バイブル・エッセイ(569)愛を証する


愛を証する
※今回のエッセイは、倉敷市ノートルダム清心学園でのミサ説教に基づいています。
「人の子は、栄光に輝いて天使たちを皆従えて来るとき、その栄光の座に着く。そして、すべての国の民がその前に集められると、羊飼いが羊と山羊を分けるように、彼らをより分け、羊を右に、山羊を左に置く。そこで、王は右側にいる人たちに言う。『さあ、わたしの父に祝福された人たち、天地創造の時からお前たちのために用意されている国を受け継ぎなさい。お前たちは、わたしが飢えていたときに食べさせ、のどが渇いていたときに飲ませ、旅をしていたときに宿を貸し、裸のときに着せ、病気のときに見舞い、牢にいたときに訪ねてくれたからだ。』すると、正しい人たちが王に答える。『主よ、いつわたしたちは、飢えておられるのを見て食べ物を差し上げ、のどが渇いておられるのを見て飲み物を差し上げたでしょうか。いつ、旅をしておられるのを見てお宿を貸し、裸でおられるのを見てお着せしたでしょうか。いつ、病気をなさったり、牢におられたりするのを見て、お訪ねしたでしょうか。』そこで、王は答える。『はっきり言っておく。わたしの兄弟であるこの最も小さい者の一人にしたのは、わたしにしてくれたことなのである。』(マタイ25:31-40)
 先日、ローマで行われたマザー・テレサ列聖式の説教で、フランシスコ教皇が、「マザー・テレサは、無償の愛だけを行動規範として生きた」とおっしゃいました。この言葉は、マザーの人生をとてもよく要約しているように思います。「無償の愛を行動規範として生きる」とは、苦しんでいる人がいたら、放っておけない。自分を犠牲にしても、その人のために何かせずにいられない、ということです。マザーのすごさは、自分のことを考えず、「苦しんでいる人がいたら、放っておけない」という気持ちを行動に移したしたことにあるのです。
 わたしは子どもの頃、テレビでアフリカやインドの貧しい人たちの姿が映し出され、たくさんの人たちが飢えて死んでゆくと聞くたびに、心に大きな疑問を感じていました。「なぜ、誰も助けに行かないのだろう。日本には、食べるものがたくさんあって、助けようと思えばいつでも助けられるのに」と思ったのです。そんな中で、マザーの姿がテレビに映し出されたとき、わたしは子ども心に、「この人は、かわいそうだけですまさず、インドまで助けに行った。本当にすごい人だ。苦しんでいる人を助けられる人に、わたしもなりたい」と強く思いました。マザーのすごさは、「苦しんでいる人がいたら、放っておけない」という人間として当然の思いを、当然に実行したことにあります。今の世界は、残念ながら、当然のことが当然にできなくなってしまっている世界なのです。

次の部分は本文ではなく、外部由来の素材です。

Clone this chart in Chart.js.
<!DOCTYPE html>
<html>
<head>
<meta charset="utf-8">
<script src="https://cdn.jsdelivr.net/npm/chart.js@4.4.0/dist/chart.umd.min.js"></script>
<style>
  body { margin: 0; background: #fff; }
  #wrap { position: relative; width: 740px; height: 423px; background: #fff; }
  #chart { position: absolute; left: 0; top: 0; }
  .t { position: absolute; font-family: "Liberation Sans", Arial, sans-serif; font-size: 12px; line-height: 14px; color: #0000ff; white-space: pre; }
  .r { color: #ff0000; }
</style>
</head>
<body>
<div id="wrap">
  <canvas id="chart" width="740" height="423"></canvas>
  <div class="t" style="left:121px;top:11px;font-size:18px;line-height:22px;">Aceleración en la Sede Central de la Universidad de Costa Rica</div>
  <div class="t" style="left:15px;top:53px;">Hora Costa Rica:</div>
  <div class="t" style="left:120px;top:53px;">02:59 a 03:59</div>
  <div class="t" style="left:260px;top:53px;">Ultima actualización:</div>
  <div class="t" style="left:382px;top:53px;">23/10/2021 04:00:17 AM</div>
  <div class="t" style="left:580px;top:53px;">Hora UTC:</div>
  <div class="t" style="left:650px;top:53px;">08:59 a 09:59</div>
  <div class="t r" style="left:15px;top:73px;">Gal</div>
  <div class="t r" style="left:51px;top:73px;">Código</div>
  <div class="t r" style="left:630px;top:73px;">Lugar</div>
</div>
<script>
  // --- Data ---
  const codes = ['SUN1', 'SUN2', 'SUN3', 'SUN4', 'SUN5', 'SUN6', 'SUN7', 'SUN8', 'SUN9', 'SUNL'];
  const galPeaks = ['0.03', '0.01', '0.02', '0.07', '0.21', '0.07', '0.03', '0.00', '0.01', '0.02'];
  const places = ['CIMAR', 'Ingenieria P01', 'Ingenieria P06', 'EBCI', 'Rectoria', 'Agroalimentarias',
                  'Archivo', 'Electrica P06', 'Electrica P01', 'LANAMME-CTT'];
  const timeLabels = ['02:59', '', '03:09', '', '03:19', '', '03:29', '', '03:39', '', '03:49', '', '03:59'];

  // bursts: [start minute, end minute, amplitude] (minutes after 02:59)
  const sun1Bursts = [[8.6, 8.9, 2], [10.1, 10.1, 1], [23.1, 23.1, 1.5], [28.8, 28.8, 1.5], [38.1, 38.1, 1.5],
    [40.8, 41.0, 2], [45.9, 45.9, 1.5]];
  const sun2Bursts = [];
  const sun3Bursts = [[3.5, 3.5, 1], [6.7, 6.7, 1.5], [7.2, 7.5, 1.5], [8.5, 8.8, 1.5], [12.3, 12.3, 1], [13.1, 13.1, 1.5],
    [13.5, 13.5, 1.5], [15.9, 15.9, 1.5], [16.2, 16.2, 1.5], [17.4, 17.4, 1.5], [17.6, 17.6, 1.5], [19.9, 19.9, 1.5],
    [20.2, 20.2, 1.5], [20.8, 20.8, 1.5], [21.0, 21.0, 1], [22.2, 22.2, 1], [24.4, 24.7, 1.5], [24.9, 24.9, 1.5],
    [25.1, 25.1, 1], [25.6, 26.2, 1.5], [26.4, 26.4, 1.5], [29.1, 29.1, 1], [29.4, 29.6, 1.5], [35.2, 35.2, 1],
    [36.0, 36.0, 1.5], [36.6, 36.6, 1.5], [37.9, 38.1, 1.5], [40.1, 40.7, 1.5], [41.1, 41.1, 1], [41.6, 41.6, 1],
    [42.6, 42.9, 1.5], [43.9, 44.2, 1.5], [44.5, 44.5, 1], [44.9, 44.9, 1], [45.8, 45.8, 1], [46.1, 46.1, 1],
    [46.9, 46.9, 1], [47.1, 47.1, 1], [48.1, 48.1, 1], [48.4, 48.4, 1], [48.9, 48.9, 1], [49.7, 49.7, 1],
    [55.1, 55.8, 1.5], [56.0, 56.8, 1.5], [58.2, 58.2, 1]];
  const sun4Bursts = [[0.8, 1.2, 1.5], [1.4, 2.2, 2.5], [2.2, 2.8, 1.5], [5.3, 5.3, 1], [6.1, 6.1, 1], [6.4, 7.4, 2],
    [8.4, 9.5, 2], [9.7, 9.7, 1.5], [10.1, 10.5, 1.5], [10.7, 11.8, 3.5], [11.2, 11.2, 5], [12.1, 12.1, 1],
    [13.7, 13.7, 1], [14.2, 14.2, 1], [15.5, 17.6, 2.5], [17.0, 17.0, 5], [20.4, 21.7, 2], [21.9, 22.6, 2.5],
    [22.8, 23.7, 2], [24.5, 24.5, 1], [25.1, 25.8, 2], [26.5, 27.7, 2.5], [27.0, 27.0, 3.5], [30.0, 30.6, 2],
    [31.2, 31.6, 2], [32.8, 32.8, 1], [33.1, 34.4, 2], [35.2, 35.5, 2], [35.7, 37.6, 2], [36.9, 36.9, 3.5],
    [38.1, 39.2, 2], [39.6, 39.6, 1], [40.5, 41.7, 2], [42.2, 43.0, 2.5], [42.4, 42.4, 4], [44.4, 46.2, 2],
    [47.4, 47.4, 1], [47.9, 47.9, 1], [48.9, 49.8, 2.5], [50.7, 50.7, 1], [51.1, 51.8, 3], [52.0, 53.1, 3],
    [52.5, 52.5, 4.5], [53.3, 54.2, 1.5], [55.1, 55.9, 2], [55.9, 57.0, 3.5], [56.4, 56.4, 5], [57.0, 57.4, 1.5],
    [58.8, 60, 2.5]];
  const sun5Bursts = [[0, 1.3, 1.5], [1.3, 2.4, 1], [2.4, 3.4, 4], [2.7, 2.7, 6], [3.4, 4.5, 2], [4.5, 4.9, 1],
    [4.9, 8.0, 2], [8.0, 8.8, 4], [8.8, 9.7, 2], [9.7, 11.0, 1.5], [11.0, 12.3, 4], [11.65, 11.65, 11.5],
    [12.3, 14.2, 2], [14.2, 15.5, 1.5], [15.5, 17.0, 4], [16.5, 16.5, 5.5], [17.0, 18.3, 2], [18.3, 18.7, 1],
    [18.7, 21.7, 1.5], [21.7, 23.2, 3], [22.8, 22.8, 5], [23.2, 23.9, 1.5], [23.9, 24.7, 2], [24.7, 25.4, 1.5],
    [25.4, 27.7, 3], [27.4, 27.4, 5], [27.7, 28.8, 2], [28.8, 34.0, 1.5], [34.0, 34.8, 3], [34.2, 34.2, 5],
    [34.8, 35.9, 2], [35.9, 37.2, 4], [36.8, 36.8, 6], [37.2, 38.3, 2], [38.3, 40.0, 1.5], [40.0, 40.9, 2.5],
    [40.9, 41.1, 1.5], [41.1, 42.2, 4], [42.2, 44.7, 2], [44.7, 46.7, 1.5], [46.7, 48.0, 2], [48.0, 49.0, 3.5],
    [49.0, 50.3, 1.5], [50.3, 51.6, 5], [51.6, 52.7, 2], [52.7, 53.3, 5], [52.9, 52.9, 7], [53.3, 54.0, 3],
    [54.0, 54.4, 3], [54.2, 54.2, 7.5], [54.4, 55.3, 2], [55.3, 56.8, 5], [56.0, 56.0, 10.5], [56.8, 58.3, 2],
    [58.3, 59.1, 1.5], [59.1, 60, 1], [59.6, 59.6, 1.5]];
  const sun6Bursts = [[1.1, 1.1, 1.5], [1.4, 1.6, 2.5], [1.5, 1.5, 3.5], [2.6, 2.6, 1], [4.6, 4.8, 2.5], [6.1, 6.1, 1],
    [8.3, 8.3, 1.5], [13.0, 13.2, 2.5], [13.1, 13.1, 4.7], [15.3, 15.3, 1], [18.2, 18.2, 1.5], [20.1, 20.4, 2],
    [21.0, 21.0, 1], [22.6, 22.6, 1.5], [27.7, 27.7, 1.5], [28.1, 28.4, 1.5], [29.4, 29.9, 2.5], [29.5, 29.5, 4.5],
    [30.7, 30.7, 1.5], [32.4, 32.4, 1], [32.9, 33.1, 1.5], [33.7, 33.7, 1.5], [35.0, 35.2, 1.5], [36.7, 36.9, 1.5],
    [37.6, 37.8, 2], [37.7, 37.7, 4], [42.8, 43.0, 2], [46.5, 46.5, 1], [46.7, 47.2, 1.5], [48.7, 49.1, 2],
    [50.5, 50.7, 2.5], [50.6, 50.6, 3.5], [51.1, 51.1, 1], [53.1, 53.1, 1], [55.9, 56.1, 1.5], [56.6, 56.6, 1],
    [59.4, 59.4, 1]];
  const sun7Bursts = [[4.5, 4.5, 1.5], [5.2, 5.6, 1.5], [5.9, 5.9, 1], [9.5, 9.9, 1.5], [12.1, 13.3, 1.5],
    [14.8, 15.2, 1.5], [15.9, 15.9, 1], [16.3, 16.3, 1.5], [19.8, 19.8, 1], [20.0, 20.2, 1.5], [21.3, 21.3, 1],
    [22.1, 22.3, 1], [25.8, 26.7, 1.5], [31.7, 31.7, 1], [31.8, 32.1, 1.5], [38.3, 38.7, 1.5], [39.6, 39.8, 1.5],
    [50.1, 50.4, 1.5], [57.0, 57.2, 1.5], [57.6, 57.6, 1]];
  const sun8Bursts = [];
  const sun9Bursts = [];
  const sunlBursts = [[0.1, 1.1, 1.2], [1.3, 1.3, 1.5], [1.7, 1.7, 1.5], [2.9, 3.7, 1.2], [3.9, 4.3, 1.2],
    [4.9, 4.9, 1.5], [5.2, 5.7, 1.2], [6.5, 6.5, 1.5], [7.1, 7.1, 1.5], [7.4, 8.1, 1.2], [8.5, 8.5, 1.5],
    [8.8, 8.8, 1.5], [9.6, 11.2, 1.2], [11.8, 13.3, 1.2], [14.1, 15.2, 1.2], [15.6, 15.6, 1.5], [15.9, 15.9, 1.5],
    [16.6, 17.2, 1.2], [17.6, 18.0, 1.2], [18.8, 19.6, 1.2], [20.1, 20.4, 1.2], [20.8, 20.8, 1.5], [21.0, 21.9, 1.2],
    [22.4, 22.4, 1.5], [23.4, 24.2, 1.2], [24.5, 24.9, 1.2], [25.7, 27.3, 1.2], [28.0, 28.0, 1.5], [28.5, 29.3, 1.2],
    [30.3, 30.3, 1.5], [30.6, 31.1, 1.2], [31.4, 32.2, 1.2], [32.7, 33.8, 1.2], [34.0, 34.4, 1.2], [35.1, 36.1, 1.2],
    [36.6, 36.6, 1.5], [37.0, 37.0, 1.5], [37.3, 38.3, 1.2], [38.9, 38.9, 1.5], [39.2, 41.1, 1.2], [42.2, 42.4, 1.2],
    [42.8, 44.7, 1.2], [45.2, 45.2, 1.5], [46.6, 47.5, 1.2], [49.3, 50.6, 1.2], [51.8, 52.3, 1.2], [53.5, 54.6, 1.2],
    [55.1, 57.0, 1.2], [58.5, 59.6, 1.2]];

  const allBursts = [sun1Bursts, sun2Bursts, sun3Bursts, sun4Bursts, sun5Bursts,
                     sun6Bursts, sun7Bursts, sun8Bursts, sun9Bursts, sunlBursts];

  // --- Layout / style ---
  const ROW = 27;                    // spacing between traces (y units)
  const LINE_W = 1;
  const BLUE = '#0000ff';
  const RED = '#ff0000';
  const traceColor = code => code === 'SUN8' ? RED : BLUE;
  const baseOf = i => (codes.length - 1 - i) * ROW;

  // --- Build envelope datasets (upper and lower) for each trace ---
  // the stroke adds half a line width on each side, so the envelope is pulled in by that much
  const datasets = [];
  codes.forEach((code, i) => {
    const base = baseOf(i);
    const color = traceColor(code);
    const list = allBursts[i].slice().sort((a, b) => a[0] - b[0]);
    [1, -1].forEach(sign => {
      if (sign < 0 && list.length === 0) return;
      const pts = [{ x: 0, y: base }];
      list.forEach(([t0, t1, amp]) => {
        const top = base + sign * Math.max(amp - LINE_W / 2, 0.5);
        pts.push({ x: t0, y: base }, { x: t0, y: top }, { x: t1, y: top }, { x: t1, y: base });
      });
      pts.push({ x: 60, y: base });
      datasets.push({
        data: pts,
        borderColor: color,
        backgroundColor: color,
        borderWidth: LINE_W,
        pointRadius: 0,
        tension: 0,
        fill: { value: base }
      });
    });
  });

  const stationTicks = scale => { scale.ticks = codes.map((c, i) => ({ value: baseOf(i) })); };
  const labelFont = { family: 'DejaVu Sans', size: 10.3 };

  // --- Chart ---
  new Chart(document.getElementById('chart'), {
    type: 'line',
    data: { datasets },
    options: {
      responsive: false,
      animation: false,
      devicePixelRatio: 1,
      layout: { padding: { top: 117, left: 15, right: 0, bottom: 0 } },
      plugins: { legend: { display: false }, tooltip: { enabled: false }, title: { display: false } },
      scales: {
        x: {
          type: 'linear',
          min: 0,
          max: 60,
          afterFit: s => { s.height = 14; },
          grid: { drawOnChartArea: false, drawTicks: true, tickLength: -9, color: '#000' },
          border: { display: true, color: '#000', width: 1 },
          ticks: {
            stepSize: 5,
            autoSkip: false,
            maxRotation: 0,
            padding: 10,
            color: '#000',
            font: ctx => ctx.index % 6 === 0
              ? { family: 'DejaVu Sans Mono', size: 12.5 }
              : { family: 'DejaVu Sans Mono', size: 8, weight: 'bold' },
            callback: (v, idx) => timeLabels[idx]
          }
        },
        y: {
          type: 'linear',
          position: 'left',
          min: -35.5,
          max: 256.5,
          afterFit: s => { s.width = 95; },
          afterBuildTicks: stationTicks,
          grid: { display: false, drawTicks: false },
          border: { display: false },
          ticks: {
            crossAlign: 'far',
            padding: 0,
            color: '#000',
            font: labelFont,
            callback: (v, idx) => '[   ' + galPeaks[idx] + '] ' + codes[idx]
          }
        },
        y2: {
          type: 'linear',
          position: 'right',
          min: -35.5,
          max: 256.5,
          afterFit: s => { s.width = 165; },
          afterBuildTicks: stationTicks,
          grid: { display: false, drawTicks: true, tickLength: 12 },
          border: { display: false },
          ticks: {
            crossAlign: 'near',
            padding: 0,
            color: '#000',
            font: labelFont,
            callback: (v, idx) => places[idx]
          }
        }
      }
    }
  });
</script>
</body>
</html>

 わたしたち誰の心にもある「苦しんでいる人がいたら、放っておけない」という思い。それこそ、「神の愛」の種だとわたしは思います。誰かが苦しんでいるなら、同じ人間として放っておけないという思いを、神様はすべての人の心に刻み込んだのです。すべての人の心に「神の愛」の種が撒かれているのです。大切なのは、その種を守り、育ててゆくことでしょう。
 「神の愛」の種を枯らしてしまうものが三つあります。それは①無関心、➁利己心、そして、➂あきらめです。無関心というのは、難民や飢えて死んでゆく人の姿を見ても「かわいそう。でも、自分とは関係がない」と思って何もしないことです。ですが、家族や友達でなければ、日本人でなければ自分とは関係がないのでしょうか?利己心というのは、「かわいそう。でも、ほかの人が何もしないのに、わたしだけ助けたら損」と思って何もしないことです。相手の苦しみから助けるよりも、自分が損をしないことの方が大切と考えるのです。でも、誰かを愛することは本当に損なのでしょうか?あきらめというのは、「かわいそう。でも、わたしにできることは何もない」と思って、何もしないことです。ですが、たくさんの子どもたちが飢えて死にかけているときに、そんなに簡単にあきらめてしまっていいのでしょうか?
 大人になるにつれて、「放っておけない」という気持ちよりも、無関心や利己心、あきらめの方が大きくなってゆきます。皆さんには、「放っておけない」という気持ちを、何としても守ってほしいと思います。なぜなら、それこそが人類の唯一の希望だからです。「苦しんでいる人がいたら放っておけない」という気持ちを誰もが大切にできたとき、はじめて世界に本当の平和がやってきます。苦しんでいる人が一人もいない、幸せな世界が実現するのです。わたしたちも、マザー・テレサにならって「苦しんでいる人を見たら放っておけない人」、当然のことを当然にできる人になれるよう祈りましょう。